Ian James Paton (born 1957) is a British Anglican bishop. Since 2018, he has been the Bishop of St Andrews, Dunkeld and Dunblane in the Scottish Episcopal Church.

==Early life and education==
Ian Paton was born in 1957 in Liverpool, England. His father was born in Kingskettle in Fife and grew up in the Craigie, Perth. As a child, Paton had little interest in faith, and joined a choir at an Anglican church in Liverpool to avoid Sunday School. He studied history at Jesus College, Cambridge, graduating with a Bachelor of Arts (BA) degree in 1978. He remained at the University of Cambridge to train as a teacher, completing a Postgraduate Certificate in Education (PGCE) in 1979. While at Cambridge, he felt an "overwhelming desire to become a priest". He then trained for ordination at Westcott House, Cambridge, a liberal Anglo-Catholic theological college.

==Ordained ministry==
Paton was ordained in the Church of England as a deacon in 1982 and as a priest in 1983. He served his curacy at Christ Church, Reading in the Diocese of Oxford from 1982 to 1984. He was then domestic chaplain to Patrick Rodger, Bishop of Oxford. His last roles in the Church of England were as chaplain at Wadham College, Oxford and a curate at University Church of St Mary the Virgin, between 1986 and 1990.

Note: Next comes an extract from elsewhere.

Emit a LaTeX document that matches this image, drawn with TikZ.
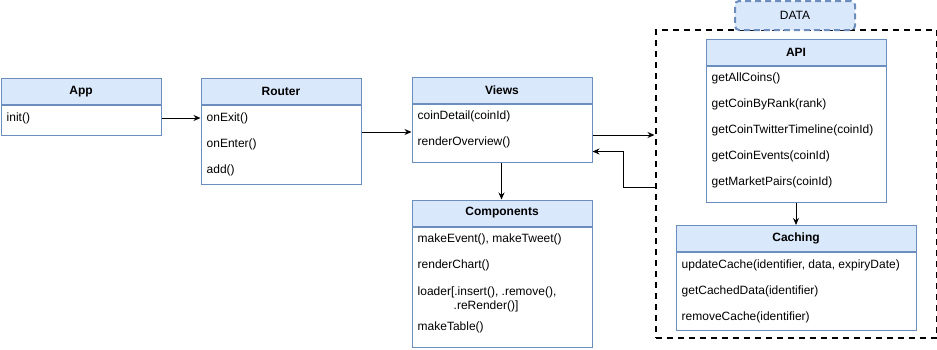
\documentclass[tikz,border=0pt]{standalone}
\usepackage{fontspec}
\setmainfont{Liberation Sans}
\usetikzlibrary{arrows.meta,positioning}
\definecolor{hdrfill}{HTML}{DAE8FC}
\definecolor{hdrline}{HTML}{6C8EBF}
\begin{document}
\begin{tikzpicture}[x=1pt,y=-1pt,
  font=\fontsize{12}{14}\selectfont,
  hdr/.style={draw=hdrline,fill=hdrfill,line width=1pt,anchor=north west,
    minimum height=26,inner sep=0pt,font=\fontsize{12}{14}\selectfont\bfseries},
  body/.style={draw=hdrline,fill=white,line width=1pt,anchor=north west,inner sep=0pt},
  row/.style={anchor=west,inner sep=0pt},
  conn/.style={line width=1pt,-{Stealth[length=7pt,width=6pt]}},
  group/.style={draw=black,line width=2pt,dash pattern=on 6pt off 5pt},
  tag/.style={draw=hdrline,fill=hdrfill,line width=2pt,dash pattern=on 6pt off 4pt,
    rounded corners=4pt,minimum width=120,minimum height=29,inner sep=0pt}]
\useasboundingbox (0,0) rectangle (937,349);

% data layer frame and its tag
\node[group,anchor=north west,minimum width=281,minimum height=308,inner sep=0pt] (data) at (654.5,29) {};
\node[tag] (datatag) at (795,15.5) {DATA};

% App
\node[hdr,minimum width=160] (app) at (0.5,78) {App};
\node[body,minimum width=160,minimum height=30] (appb) at (app.south west) {};
\node[row] (appinit) at ([xshift=6]appb.north west |- 0,118) {init()};

% Router
\node[hdr,minimum width=160] (router) at (200.5,78) {Router};
\node[body,minimum width=160,minimum height=78.5] (routerb) at (router.south west) {};
\node[row] (rexit) at ([xshift=6]routerb.west |- 0,118) {onExit()};
\node[row] (renter) at ([xshift=6]routerb.west |- 0,144) {onEnter()};
\node[row] (radd) at ([xshift=6]routerb.west |- 0,170) {add()};

% Views
\node[hdr,minimum width=180] (views) at (411.5,77) {Views};
\node[body,minimum width=180,minimum height=58] (viewsb) at (views.south west) {};
\node[row] (vdetail) at ([xshift=6]viewsb.west |- 0,116) {coinDetail(coinId)};
\node[row] (voverview) at ([xshift=6]viewsb.west |- 0,142) {renderOverview()};

% Components
\node[hdr,minimum width=180] (comp) at (411.5,199.5) {Components};
\node[body,minimum width=180,minimum height=120.5] (compb) at (comp.south west) {};
\node[row] (cmake) at ([xshift=6]compb.west |- 0,239.5) {makeEvent(), makeTweet()};
\node[row] (cchart) at ([xshift=6]compb.west |- 0,265.5) {renderChart()};
\node[row,align=left] (cloader) at ([xshift=6]compb.west |- 0,299) {loader[.insert(), .remove(),\\\hspace*{36pt}.reRender()]};
\node[row] (ctable) at ([xshift=6]compb.west |- 0,327.5) {makeTable()};

% API
\node[hdr,minimum width=180] (api) at (705.5,38.5) {API};
\node[body,minimum width=180,minimum height=136] (apib) at (api.south west) {};
\node[row] (aall) at ([xshift=6]apib.west |- 0,78.5) {getAllCoins()};
\node[row] (arank) at ([xshift=6]apib.west |- 0,104) {getCoinByRank(rank)};
\node[row] (atwit) at ([xshift=6]apib.west |- 0,130) {getCoinTwitterTimeline(coinId)};
\node[row] (aevents) at ([xshift=6]apib.west |- 0,156) {getCoinEvents(coinId)};
\node[row] (apairs) at ([xshift=6]apib.west |- 0,182) {getMarketPairs(coinId)};

% Caching
\node[hdr,minimum width=240] (cache) at (675.5,225) {Caching};
\node[body,minimum width=240,minimum height=78] (cacheb) at (cache.south west) {};
\node[row] (cupdate) at ([xshift=6]cacheb.west |- 0,265) {updateCache(identifier, data, expiryDate)};
\node[row] (cget) at ([xshift=6]cacheb.west |- 0,291) {getCachedData(identifier)};
\node[row] (cremove) at ([xshift=6]cacheb.west |- 0,317) {removeCache(identifier)};

% connectors
\coordinate (bend) at (623,187);
\draw[conn] (appb.east |- appinit) -- (routerb.west |- appinit);
\draw[conn] (routerb.east |- 0,132) -- (viewsb.west |- 0,132);
\draw[conn] (viewsb.east |- 0,135) -- (data.west |- 0,135);
\draw[conn] (data.west |- bend) -- (bend) -- (bend |- 0,151.5) -- (viewsb.east |- 0,151.5);
\draw[conn] (viewsb.south -| 501.5,0) -- (comp.north -| 501.5,0);
\draw[conn] (apib.south) -- (cache.north -| apib.south);
\end{tikzpicture}
\end{document}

In 1990, he Paton moved to the Scottish Episcopal Church, having been appointed was canon and vice-provost of St Mary's Cathedral, Edinburgh in the Diocese of Edinburgh. He was then Rector of St Anne's Church, Dunbar, East Lothian, from 1994 to 1997, before becoming Rector of Old Saint Paul's, Edinburgh. He was an associate tutor at the Scottish Episcopal Institute from 1994 to 2014. He was made an honorary canon of St Mary's Cathedral, Edinburgh in 2004 and an honorary Anglican chaplain to Edinburgh University from 2013.

In June 2018, it was announced that he had been elected Bishop of St Andrews, Dunkeld and Dunblane. He was consecrated and installed as bishop during a service at St Ninian's Cathedral, Perth on 20 October 2018. He is the lead bishop for environmental affairs within the SEC. He supports the ordination of women and the rights of LGBTQ people.

He will retire from full-time ministry on 1 November 2026.

==Personal life==
Paton is married to Carrie Applegath, a fellow Anglican priest and a psychotherapist. Together they have one son.